Proposal management in a CRM: from draft to signed

    Most proposals get sent and then forgotten. Here's how to track proposals inside your CRM so the follow-up is consistent, the timing is right, and nothing disappears into a black hole.

    By Sebastian StreiffertPublished Jun 2, 2026Updated Jun 2, 20266 min read

    Most proposals get sent and then forgotten. The follow-up gets pushed, the deal goes quiet, and by the time someone checks the prospect has moved on or chosen someone else. Here is how to track proposals inside your CRM so the follow-up is consistent and nothing disappears into a black hole.

    The proposal black hole

    Most proposals die not with a rejection but with silence. The proposal goes out, the rep waits, a week passes, and the follow-up starts to feel awkward. A CRM fixes this by treating a proposal as a tracked event with a defined lifecycle: proposal date logged, follow-up tasks created at sending, deal record holding the context that makes follow-ups specific rather than generic.

    The four stages of a proposal's life in the CRM

    • Draft — Qualifying criteria confirmed: budget range, decision-maker, timeline, business problem.
    • Sent — Log the exact date. Create the follow-up task the same moment you send.
    • Under review — Prospect has acknowledged receipt. Keep light-touch contact.
    • Decision pending — Objections identified, remaining stakeholders mapped, final conversation context logged.

    The follow-up window

    Create three tasks at the moment of sending. Delete unused ones if the deal advances first.

    • 48 hours after sending — First follow-up, with something useful (a question, a clarification, a relevant note).
    • Seven days — Second follow-up if no response.
    • Fourteen days — Situation has changed from follow-up to re-engagement. Adjust tone.

    Common proposal management mistakes

    • Sending before the deal is qualified on budget, authority, need, and timing.
    • Moving deals to proposal stage without logging the qualifying information.
    • Not creating follow-up tasks at the moment of sending.
    • Generic follow-up messages: "just checking in."
    • Not logging the rejection reason when a proposal is declined.

    Tracking proposals alongside statements of work

    Log both the proposal date and the SOW date as activities on the deal record. The gap between them often reveals internal debate on the buyer's side, useful for forecasting. If you use a signing tool, push the signing event back into the CRM as a note.

    Who this is for

    Software agencies, consulting firms, and professional services businesses that send custom proposals as part of their sales process. Particularly useful where proposals are long to write, deals are high-value, and a pipeline full of stuck proposals is a forecasting problem.
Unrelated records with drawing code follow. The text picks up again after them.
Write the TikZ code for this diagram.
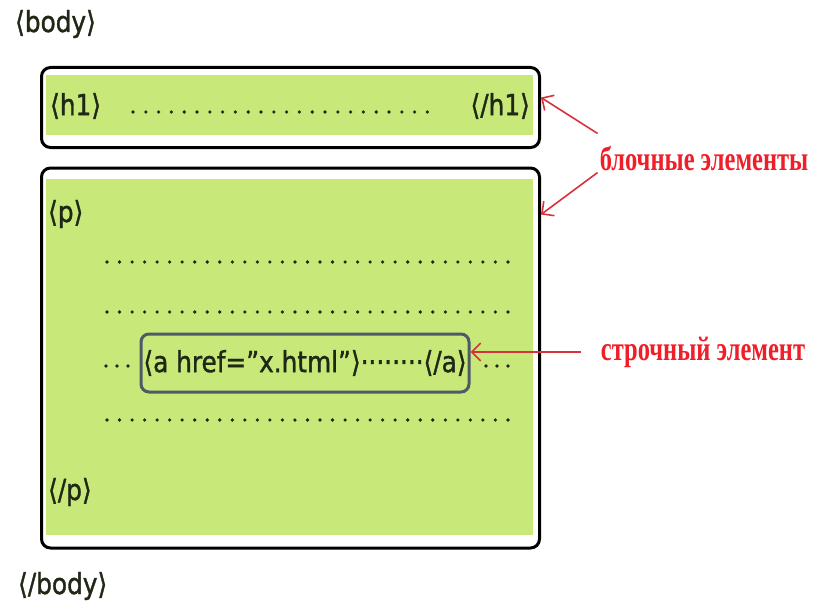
\documentclass[tikz,border=0pt]{standalone}
\usepackage{fontspec}
\setmainfont[FakeStretch=0.95, FakeBold=1.2]{DejaVu Sans Condensed}
\newfontfamily\notefont[FakeStretch=0.72]{Liberation Serif}
\usetikzlibrary{arrows.meta}
\definecolor{leaf}{RGB}{200,232,122}
\definecolor{tagink}{RGB}{30,40,20}
\definecolor{notered}{RGB}{240,30,40}
\definecolor{arrowred}{RGB}{215,50,60}
\definecolor{slate}{RGB}{80,90,102}
\tikzset{
  blockbox/.style={draw=black, line width=3pt, rounded corners=9pt, fill=white},
  inlinebox/.style={draw=slate, line width=3pt, rounded corners=8pt, inner sep=0pt},
  tag/.style={font=\fontsize{29}{33}\selectfont, text=tagink, inner sep=0pt},
  note/.style={font=\notefont\bfseries\fontsize{34}{38}\selectfont, text=notered, inner sep=0pt},
  pointer/.style={arrowred, line width=1.6pt, -{Straight Barb[length=9pt,width=18pt]}},
}
\begin{document}
\begin{tikzpicture}[x=1pt, y=-1pt]
    \useasboundingbox (0,0) rectangle (819,610);

    % Block boxes
    \node[blockbox, minimum width=498pt, minimum height=80pt] (h1box) at (290.5,107.5) {};
    \node[blockbox, minimum width=498pt, minimum height=380pt] (pbox) at (290.5,358) {};
    \fill[leaf] ([shift={(6,9)}]h1box.north west) rectangle ([shift={(-8,-14)}]h1box.south east);
    \fill[leaf] ([shift={(6,12)}]pbox.north west) rectangle ([shift={(-8,-15)}]pbox.south east);

    % Tags
    \node[tag, anchor=west] (bodyopen) at (15,24) {⟨body⟩};
    \node[tag, anchor=west] (bodyclose) at (18,586) {⟨/body⟩};
    \node[tag, anchor=west] (h1open) at (50,106) {⟨h1⟩};
    \node[tag, anchor=east] (h1close) at (530,106) {⟨/h1⟩};
    \node[tag, anchor=west] (popen) at (48,214) {⟨p⟩};
    \node[tag, anchor=west] (pclose) at (48,492) {⟨/p⟩};

    % Dotted content
    \foreach \i in {0,...,23}
        \fill[tagink] (133+\i*12.8,112) circle (1.8);
    \foreach \y in {262,312,420}
        \foreach \i in {0,...,32}
            \fill[tagink] (107+\i*12.53,\y) circle (1.8);
    \foreach \x in {106,117,128,486,497,508}
        \fill[tagink] (\x,366) circle (1.8);

    % Inline element
    \node[inlinebox, tag, minimum width=328pt, minimum height=58pt] (abox) at (305,363)
        {⟨a href=”x.html”⟩········⟨/a⟩};

    % Labels
    \node[note] (blocknote) at (704,158) {блочные элементы};
    \node[note] (inlinenote) at (703,352) {строчный элемент};
    \draw[pointer] ([shift={(-2,-12)}]blocknote.north west) -- ([shift={(0,-10)}]h1box.east);
    \draw[pointer] ([shift={(-2,2)}]blocknote.south west) -- ([shift={(0,48)}]pbox.north east);
    \draw[pointer] ([shift={(-20,0)}]inlinenote.west) -- ([shift={(0,-11)}]abox.east);
\end{tikzpicture}
\end{document}
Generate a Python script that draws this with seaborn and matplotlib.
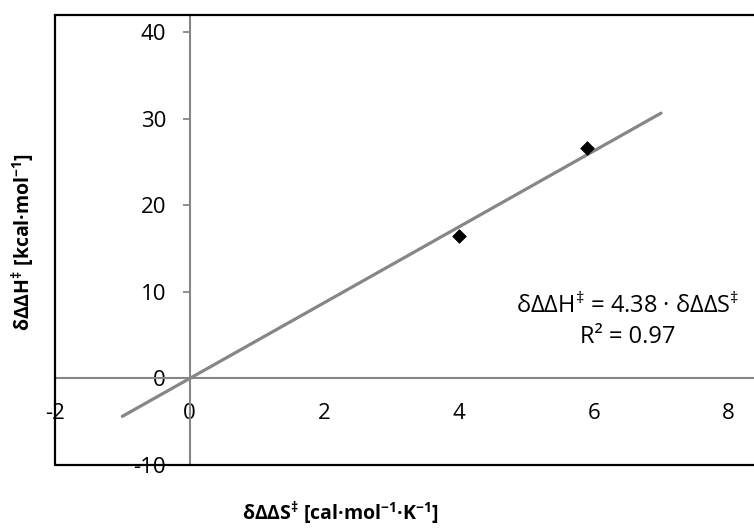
import matplotlib
matplotlib.use("Agg")
import matplotlib.pyplot as plt
import seaborn as sns
import numpy as np
import pandas as pd

# Data
dds = [4.0, 5.9]          # δΔΔS‡ [cal·mol⁻¹·K⁻¹]
ddh = [16.5, 26.6]        # δΔΔH‡ [kcal·mol⁻¹]
trend_slope = 4.38
trend_x = [-1.0, 7.0]
r2 = 0.97
x_ticks = [-2, 0, 2, 4, 6, 8]
y_ticks = [-10, 0, 10, 20, 30, 40]

sns.set_theme(style="white")
plt.rcParams['font.family'] = ['Open Sans', 'DejaVu Sans']
plt.rcParams['text.color'] = 'black'
plt.rcParams['mathtext.fontset'] = 'custom'
plt.rcParams['mathtext.rm'] = 'Open Sans'
plt.rcParams['mathtext.bf'] = 'Open Sans:bold'
plt.rcParams['mathtext.it'] = 'Open Sans:italic'
plt.rcParams['mathtext.default'] = 'rm'

fig = plt.figure(figsize=(7.54, 5.28), dpi=100)
ax = fig.add_axes([55/754, 63/528, 808/754, 450/528])

df = pd.DataFrame({"x": dds, "y": ddh})
trend = pd.DataFrame({"x": trend_x, "y": [trend_slope * v for v in trend_x]})

grey = "#868686"
sns.lineplot(data=trend, x="x", y="y", ax=ax, color=grey, lw=2.3, zorder=3)
sns.scatterplot(data=df, x="x", y="y", ax=ax, marker="D", s=48, color="black",
                edgecolor="black", zorder=4)

ax.set_xlim(-2, 10)
ax.set_ylim(-10, 42)
ax.set_xticks(x_ticks)
ax.set_yticks(y_ticks)
ax.set_xticklabels([str(t) for t in x_ticks])
ax.set_yticklabels([str(t) for t in y_ticks])

ax.spines['left'].set_position(('data', 0))
ax.spines['bottom'].set_position(('data', 0))
ax.spines['left'].set_color(grey)
ax.spines['bottom'].set_color(grey)
ax.spines['left'].set_linewidth(1.5)
ax.spines['bottom'].set_linewidth(1.5)
ax.spines['top'].set_color("black")
ax.spines['top'].set_linewidth(1.6)
ax.spines['right'].set_visible(False)

# outer border (left & bottom of plot area)
ax.axvline(-2, color="black", lw=1.6, zorder=5, clip_on=False)
ax.axhline(-10, color="black", lw=1.6, zorder=5, clip_on=False)

ax.tick_params(axis='y', direction='out', length=5, width=1.3, color=grey,
               pad=12, labelsize=16, left=True, labelcolor="black")
ax.tick_params(axis='x', length=0, pad=18, labelsize=16, labelcolor="black")

ax.set_xlabel("")
ax.set_ylabel("")

fig.text(340/754, 1 - 513/528,
         r"δΔΔS$^{\mathbf{‡}}$ [cal·mol$^{\mathbf{-1}}$·K$^{\mathbf{-1}}$]",
         ha="center", va="center", fontsize=14, fontweight="bold")
fig.text(23/754, 1 - 242/528,
         r"δΔΔH$^{\mathbf{‡}}$ [kcal·mol$^{\mathbf{-1}}$]",
         ha="center", va="center", rotation=90, fontsize=14, fontweight="bold")

ax.text(6.50, 8.3, f"δΔΔH$^{{‡}}$ = {trend_slope:.2f} · δΔΔS$^{{‡}}$",
        ha="center", va="center", fontsize=17)
ax.text(6.50, 4.8, f"R² = {r2:.2f}", ha="center", va="center", fontsize=17)

fig.savefig("out.png", dpi=100)
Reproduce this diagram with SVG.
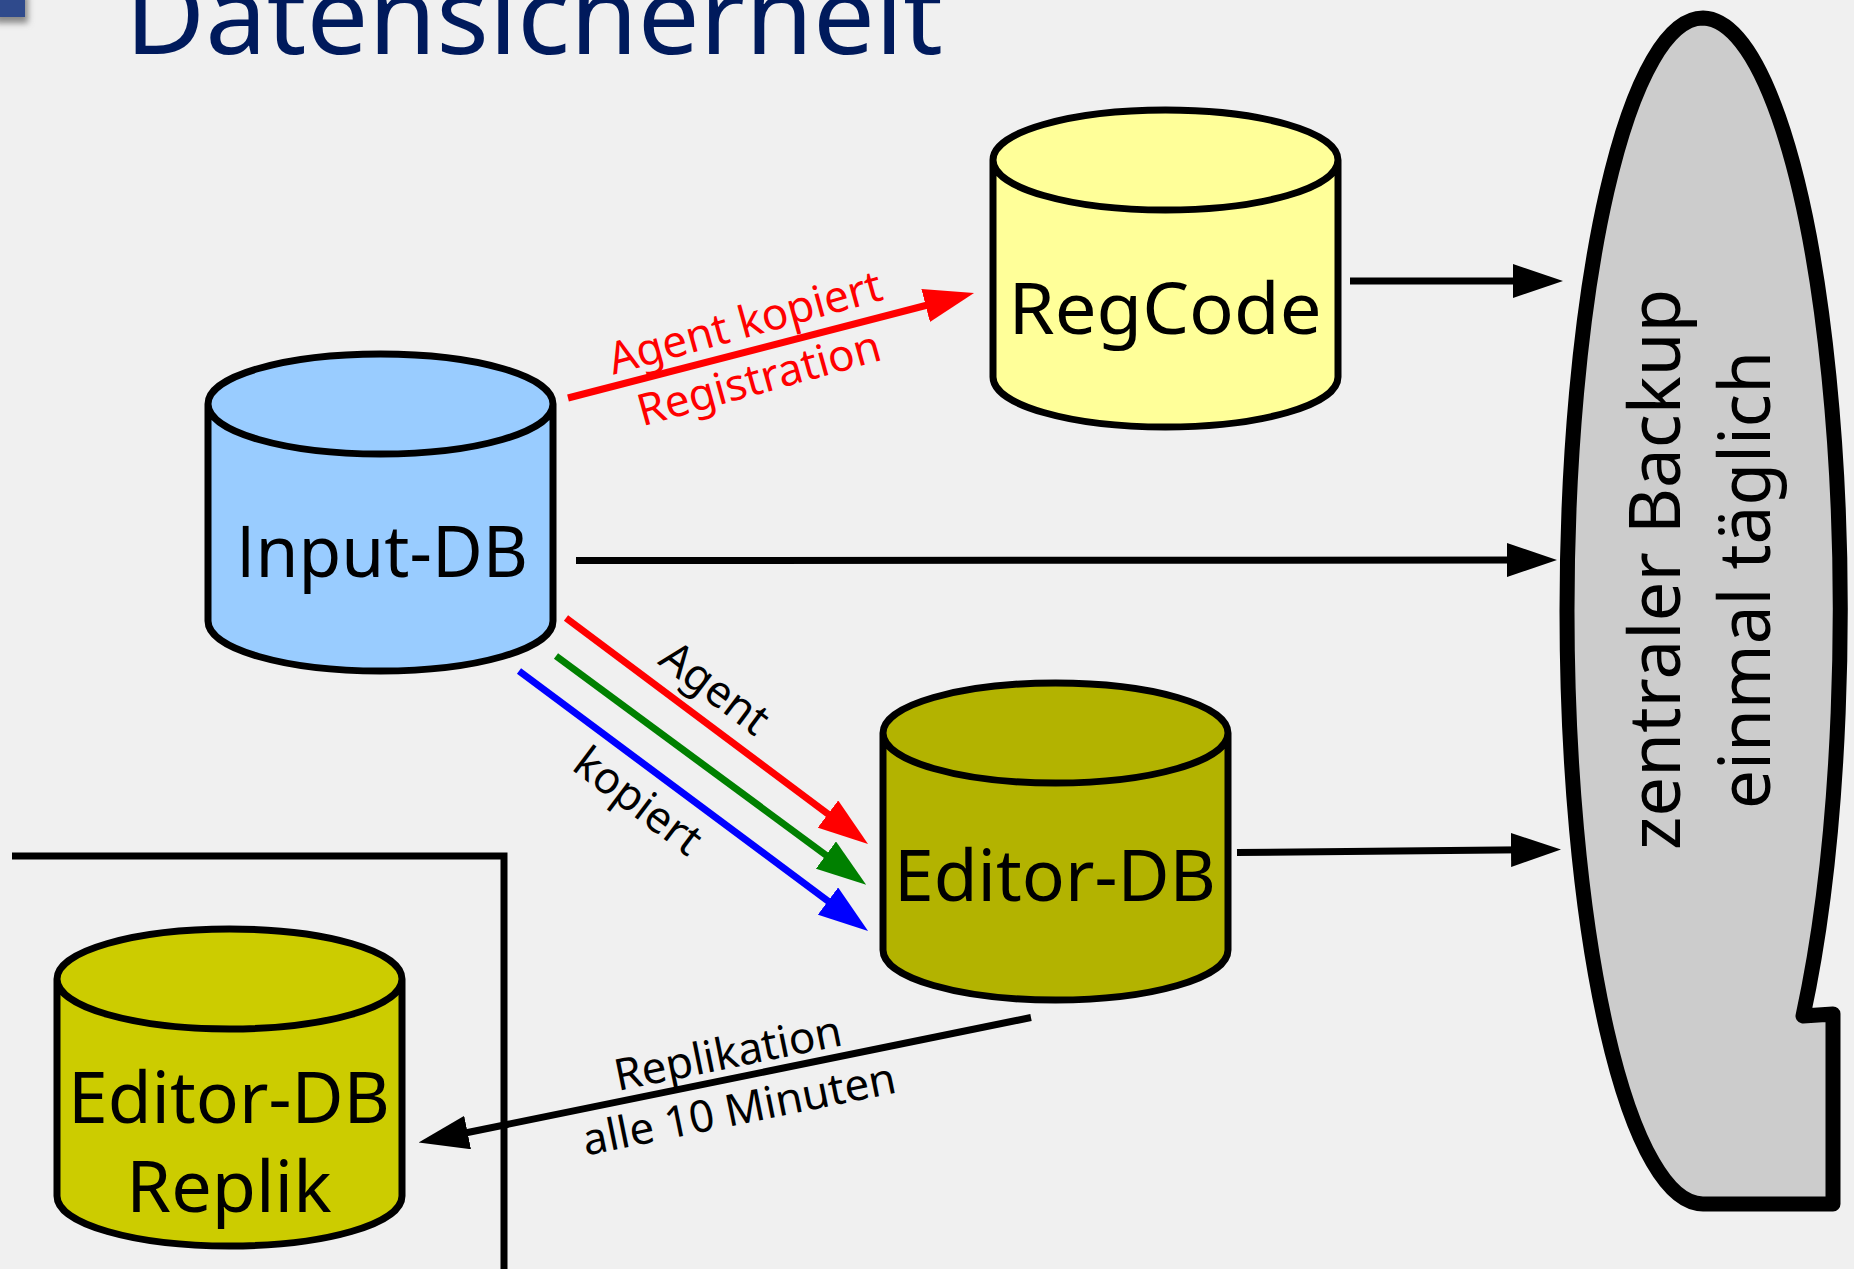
<svg xmlns="http://www.w3.org/2000/svg" width="1854" height="1269" viewBox="0 0 1854 1269">
<style>
text{font-family:"Noto Sans",sans-serif;text-anchor:middle}
.cyl{stroke:#000;stroke-width:7;stroke-linejoin:round}
.big{font-size:72px;fill:#000}
.lab{font-size:44px;fill:#000}
.red{fill:#f00}
.ln{fill:none;stroke-width:7}
</style>
<defs>
<marker id="hk" markerUnits="userSpaceOnUse" markerWidth="50" markerHeight="34" refX="20" refY="17" orient="auto"><path d="M0 0L50 17L0 34z" fill="#000"/></marker>
<marker id="hr" markerUnits="userSpaceOnUse" markerWidth="50" markerHeight="34" refX="20" refY="17" orient="auto"><path d="M0 0L50 17L0 34z" fill="#f00"/></marker>
<marker id="hg" markerUnits="userSpaceOnUse" markerWidth="50" markerHeight="34" refX="20" refY="17" orient="auto"><path d="M0 0L50 17L0 34z" fill="#008000"/></marker>
<marker id="hb" markerUnits="userSpaceOnUse" markerWidth="50" markerHeight="34" refX="20" refY="17" orient="auto"><path d="M0 0L50 17L0 34z" fill="#00f"/></marker>
<filter id="sh" x="-50%" y="-50%" width="200%" height="200%"><feGaussianBlur stdDeviation="3"/></filter>
<path id="cy" d="M-172.500 0V217C-172.500 245 -95 267 0 267S172.500 245 172.500 217V0C172.500 -28 95 -50 0 -50S-172.500 -28 -172.500 0C-172.500 28 -95 50 0 50S172.500 28 172.500 0"/>
</defs>
<rect width="1854" height="1269" fill="#f0f0f0"/>
<g id="deco">
<rect x="-5" y="-5" width="33" height="28" fill="#888" filter="url(#sh)"/>
<rect x="-5" y="-5" width="30" height="22" fill="#2f4a8c"/>
</g>
<text id="title" x="534" y="54" font-size="107" fill="#001a5c" textLength="818" lengthAdjust="spacingAndGlyphs">Datensicherheit</text>
<g id="backup">
<path d="M1703 1204A136 593 0 0 1 1703 18A138 593 0 0 1 1803 1016L1833 1014V1204Z" fill="#ccc" stroke="#000" stroke-width="15" stroke-linejoin="round"/>
<text class="big" transform="translate(1680 569.500) rotate(-90)" textLength="561" lengthAdjust="spacingAndGlyphs">zentraler Backup</text>
<text class="big" transform="translate(1770 580) rotate(-90)" textLength="458" lengthAdjust="spacingAndGlyphs">einmal täglich</text>
</g>
<g id="input-db"><use href="#cy" class="cyl" x="380.500" y="404" fill="#9cf"/><text class="big" x="382" y="577" textLength="292" lengthAdjust="spacingAndGlyphs"><tspan font-family="Open Sans">I</tspan>nput-DB</text></g>
<g id="regcode"><use href="#cy" class="cyl" x="1165.500" y="160" fill="#ff9"/><text class="big" x="1165" y="334" textLength="313" lengthAdjust="spacingAndGlyphs">RegCode</text></g>
<g id="editor-db"><use href="#cy" class="cyl" x="1055.500" y="733" fill="#b3b300"/><text class="big" x="1055" y="901" textLength="322" lengthAdjust="spacingAndGlyphs">Editor-DB</text></g>
<g id="editor-replik"><use href="#cy" class="cyl" x="229.500" y="979" fill="#cc0"/><text class="big" x="229" y="1123" textLength="322" lengthAdjust="spacingAndGlyphs">Editor-DB</text><text class="big" x="229" y="1212">Replik</text></g>
<g id="connectors">
<path d="M12 856H504V1269" fill="none" stroke="#000" stroke-width="7"/>
<path class="ln" stroke="#000" d="M1350 281H1533" marker-end="url(#hk)"/>
<path class="ln" stroke="#000" d="M576 560.500L1527 560" marker-end="url(#hk)"/>
<path class="ln" stroke="#000" d="M1237 852.500L1531 849.800" marker-end="url(#hk)"/>
<path class="ln" stroke="#000" d="M1031 1017.500L448 1136.500" marker-end="url(#hk)"/>
<path class="ln" stroke="#f00" d="M568 398L945 300.500" marker-end="url(#hr)"/>
<path class="ln" stroke="#f00" d="M566 618L844 826" marker-end="url(#hr)"/>
<path class="ln" stroke="#008000" d="M556 656L842 867" marker-end="url(#hg)"/>
<path class="ln" stroke="#00f" d="M519 671L844 913" marker-end="url(#hb)"/>
</g>
<g id="labels">
<text class="lab red" transform="translate(749 337) rotate(-15.500)">Agent kopiert</text>
<text class="lab red" transform="translate(763 393) rotate(-15.500)">Registration</text>
<text class="lab" transform="translate(706 700) rotate(37)">Agent</text>
<text class="lab" transform="translate(629 813) rotate(37)">kopiert</text>
<text class="lab" transform="translate(731 1068) rotate(-11.500)">Replikation</text>
<text class="lab" transform="translate(742 1124) rotate(-11.500)">alle 10 Minuten</text>
</g>
</svg>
    Frequently asked questions

    Should proposals live in a dedicated tool or in the CRM?

    Both if you use a dedicated tool. The proposal tool handles formatting and e-signing; the CRM holds relationship context, deal status, and follow-up history. Ideally the proposal tool logs sent/viewed events back into the CRM automatically.

    How soon should I follow up after sending a proposal?

    Within 48 hours, with something useful. Not "just checking in." A specific question, a clarification, or a relevant note.

    How do I track which proposals are at risk of going cold?

    Filter your CRM pipeline by last activity date on deals at the proposal stage. Anything with no activity in fourteen or more days and no confirmed response needs attention.

    Is it worth sending a proposal if the deal is not qualified?

    Usually not. A proposal sent to an unqualified prospect almost always stalls.

    What should I track in the CRM after a proposal is rejected?

    The rejection reason. Budget not approved, went with competitor, timing not right, decided not to proceed — these are all different situations that call for different re-engagement approaches later.